Jie Cai is an assistant research professor in Human-Computer Interaction at Penn State University. He is an HCI researcher dedicated to improving system design to ensure online communities are safe and inclusive, especially interactive media platforms like live streaming, short videos, and social VR. He employs various UX methods to understand human content moderators’ decision-making processes and collaboration practices. His work has been published at top HCI conferences such as ACM CHI and CSCW. His research on moderation in live streaming has received several Honorable Mention Awards at ACM CHI and recognition from Twitch. He also plays active leadership roles in the HCI community, serving on organizing committees for ACM CHI and CSCW.

Shagun Jhaver, PhD

Shagun Jhaver is a social computing scholar whose research focuses on improving content moderation on digital platforms.

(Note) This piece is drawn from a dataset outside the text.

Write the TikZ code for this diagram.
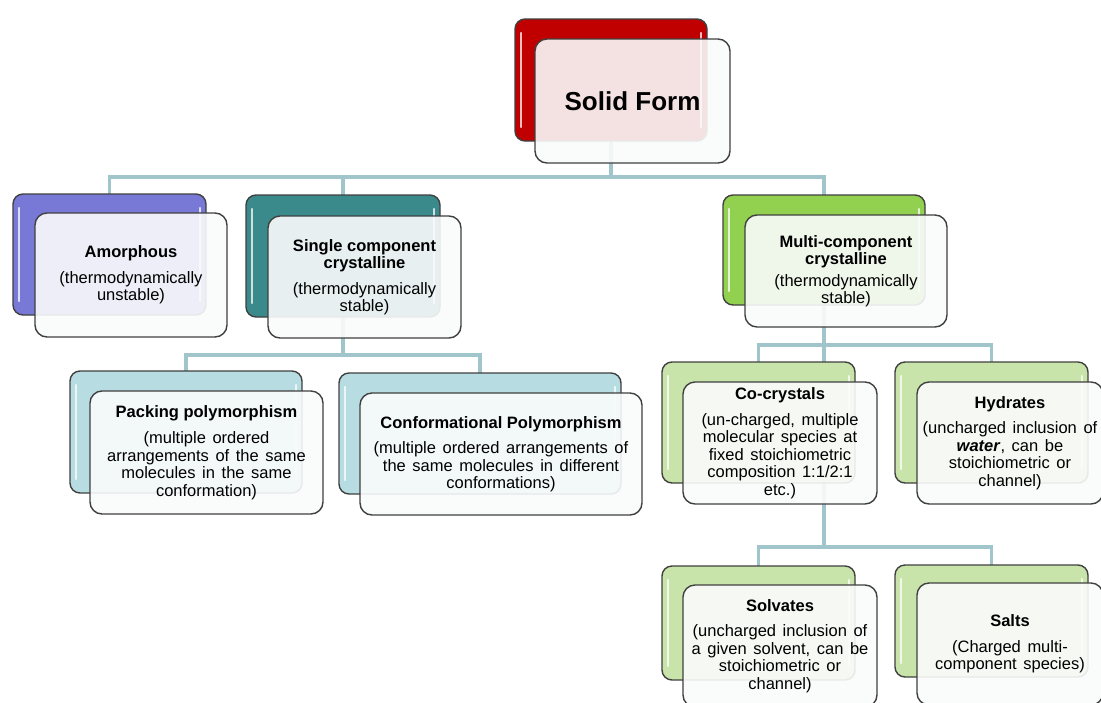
\documentclass[tikz,border=0pt]{standalone}
\usepackage{fontspec}
\setmainfont{Liberation Sans}
\usetikzlibrary{backgrounds}
\definecolor{cRed}{RGB}{192,0,0}
\definecolor{cPurple}{RGB}{120,120,214}
\definecolor{cTeal}{RGB}{58,138,140}
\definecolor{cGreen}{RGB}{146,208,80}
\definecolor{cLTeal}{RGB}{183,221,226}
\definecolor{cLGreen}{RGB}{200,228,170}
\definecolor{frontfill}{RGB}{250,251,251}
\definecolor{conncol}{RGB}{160,198,204}
\definecolor{edgecol}{RGB}{64,64,64}
\newcommand\boxfont{\fontsize{16.5}{17.5}\selectfont\spaceskip=0.4em plus 0.1em minus 0.05em\relax}
\newcommand\ttl[1]{{\bfseries\spaceskip=0pt\relax #1}}
\tikzset{
  backbox/.style={draw=edgecol, line width=1.4pt, rounded corners=10pt, inner sep=0pt,
    path picture={
      \draw[white, opacity=0.75, line width=2.4pt, line cap=round]
        ([xshift=6pt,yshift=-14pt]path picture bounding box.north west) --
        ([xshift=6pt,yshift=14pt]path picture bounding box.south west);
      \draw[white, opacity=0.75, line width=2.4pt, line cap=round]
        ([xshift=-6pt,yshift=-14pt]path picture bounding box.north east) --
        ([xshift=-6pt,yshift=14pt]path picture bounding box.south east);
    }},
  frontbox/.style={draw=edgecol, line width=1.4pt, rounded corners=12pt, fill=frontfill,
    fill opacity=0.9, text opacity=1, inner sep=0pt, align=center, font=\boxfont},
  conn/.style={draw=conncol, line width=3.2pt},
}
\begin{document}
\begin{tikzpicture}[x=1pt, y=-1pt]
\useasboundingbox (0,0) rectangle (1101,702);
\clip (0,0) rectangle (1101,702);

% Solid Form
\node[backbox, fill=cRed, minimum width=192pt, minimum height=122pt] (solidB) at (611,80) {};
\node[frontbox, minimum width=195pt, minimum height=124pt] (solid) at (632.5,101)
  {\fontsize{26}{30}\selectfont\ttl{Solid Form}};

% Amorphous
\node[backbox, fill=cPurple, minimum width=193pt, minimum height=121pt] (amorB) at (109.5,254.5) {};
\node[frontbox, minimum width=192pt, minimum height=124pt] (amor) at (131,275)
  {\ttl{Amorphous}\\[8pt](thermodynamically\\unstable)};

% Single component
\node[backbox, fill=cTeal, minimum width=194pt, minimum height=122pt] (singleB) at (343,256) {};
\node[frontbox, minimum width=193pt, minimum height=122pt] (single) at (364.5,277)
  {\ttl{Single component}\\\ttl{crystalline}\\[8pt](thermodynamically\\stable)};

% Multi component
\node[backbox, fill=cGreen, minimum width=202pt, minimum height=110pt] (multiB) at (824,250) {};
\node[frontbox, minimum width=202pt, minimum height=112pt] (multi) at (846,271)
  {\ttl{Multi-component}\\\ttl{crystalline}\\[4pt](thermodynamically\\stable)};

% Packing polymorphism
\node[backbox, fill=cLTeal, minimum width=232pt, minimum height=122pt] (packB) at (186,432) {};
\node[frontbox, minimum width=233pt, minimum height=123pt] (pack) at (206.5,452.5)
  {\ttl{Packing polymorphism}\\[9pt](multiple ordered\\arrangements of the same\\molecules in the same\\conformation)};

% Conformational polymorphism
\node[backbox, fill=cLTeal, minimum width=282pt, minimum height=121pt] (confB) at (480,433.5) {};
\node[frontbox, minimum width=282pt, minimum height=122pt] (conf) at (501,454)
  {\ttl{Conformational Polymorphism}\\[8pt](multiple ordered arrangements of\\the same molecules in different\\conformations)};

% Co-crystals
\node[backbox, fill=cLGreen, minimum width=193pt, minimum height=121pt] (coB) at (758.5,422.5) {};
\node[frontbox, minimum width=194pt, minimum height=122pt] (co) at (780,443)
  {\ttl{Co-crystals}\\[8pt](un-charged, multiple\\molecular species at\\fixed stoichiometric\\composition 1:1/2:1\\etc.)};

% Hydrates
\node[backbox, fill=cLGreen, minimum width=193pt, minimum height=121pt] (hydB) at (991.5,422.5) {};
\node[frontbox, minimum width=186pt, minimum height=122pt] (hyd) at (1010,443)
  {\ttl{Hydrates}\\[8pt](uncharged inclusion of\\\textbf{\textit{water}}, can be\\stoichiometric or\\channel)};

% Solvates
\node[backbox, fill=cLGreen, minimum width=193pt, minimum height=114pt] (solvB) at (758.5,623) {};
\node[frontbox, minimum width=194pt, minimum height=122pt] (solv) at (780,646)
  {\ttl{Solvates}\\[8pt](uncharged inclusion of\\a given solvent, can be\\stoichiometric or\\channel)};

% Salts
\node[backbox, fill=cLGreen, minimum width=193pt, minimum height=112pt] (saltB) at (991.5,621) {};
\node[frontbox, minimum width=186pt, minimum height=122pt] (salt) at (1010,644)
  {\ttl{Salts}\\[8pt](Charged multi-\\component species)};

\coordinate (j0) at (611,177);
\coordinate (j1) at (343,355);
\coordinate (j2) at (824,345);
\coordinate (j3) at (824,547);

\begin{pgfonlayer}{background}
  \fill[white] (0,0) rectangle (1101,702);
  \draw[conn] (solidB.center) -- (j0);
  \draw[conn] (amorB.center) |- (j0) -| (multiB.center);
  \draw[conn] (j0) -| (singleB.center);
  \draw[conn] (singleB.center) -- (j1);
  \draw[conn] (packB.center) |- (j1) -| (confB.center);
  \draw[conn] (multiB.center) -- (j2);
  \draw[conn] (coB.center) |- (j2) -| (hydB.center);
  \draw[conn] (j2) -- (j3);
  \draw[conn] (solvB.center) |- (j3) -| (saltB.center);
\end{pgfonlayer}
\end{tikzpicture}
\end{document}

He is currently studying how internet platform design and moderation policies can address societal issues such as online harassment, misinformation, and the rise of hate groups. Jhaver is an assistant professor at Rutgers University’s School of Communication & Information in the Library & Information Science Department.

Kelly Cotter, PhD

Kelley Cotter is an Assistant Professor in the College of Information Sciences and Technology at The Pennsylvania State University. She received her Ph.D. in information and media from Michigan State University and a master’s degree in library and information science from Drexel University. Her research explores the social and ethical implications of data-centric technologies, particularly through the lens of collective processes of constructing meaning around them. She is the co-PI of an NSF project exploring how platforms discursively position volunteer moderators of local community groups and the skills, insights, and tools these moderators develop to preserve the quality of information and interactions in their groups. Dr. Cotter’s work has been published in New Media & Society, Information, Communication & Society, and the proceedings for the ACM Conference on Human Factors in Computing Systems (CHI).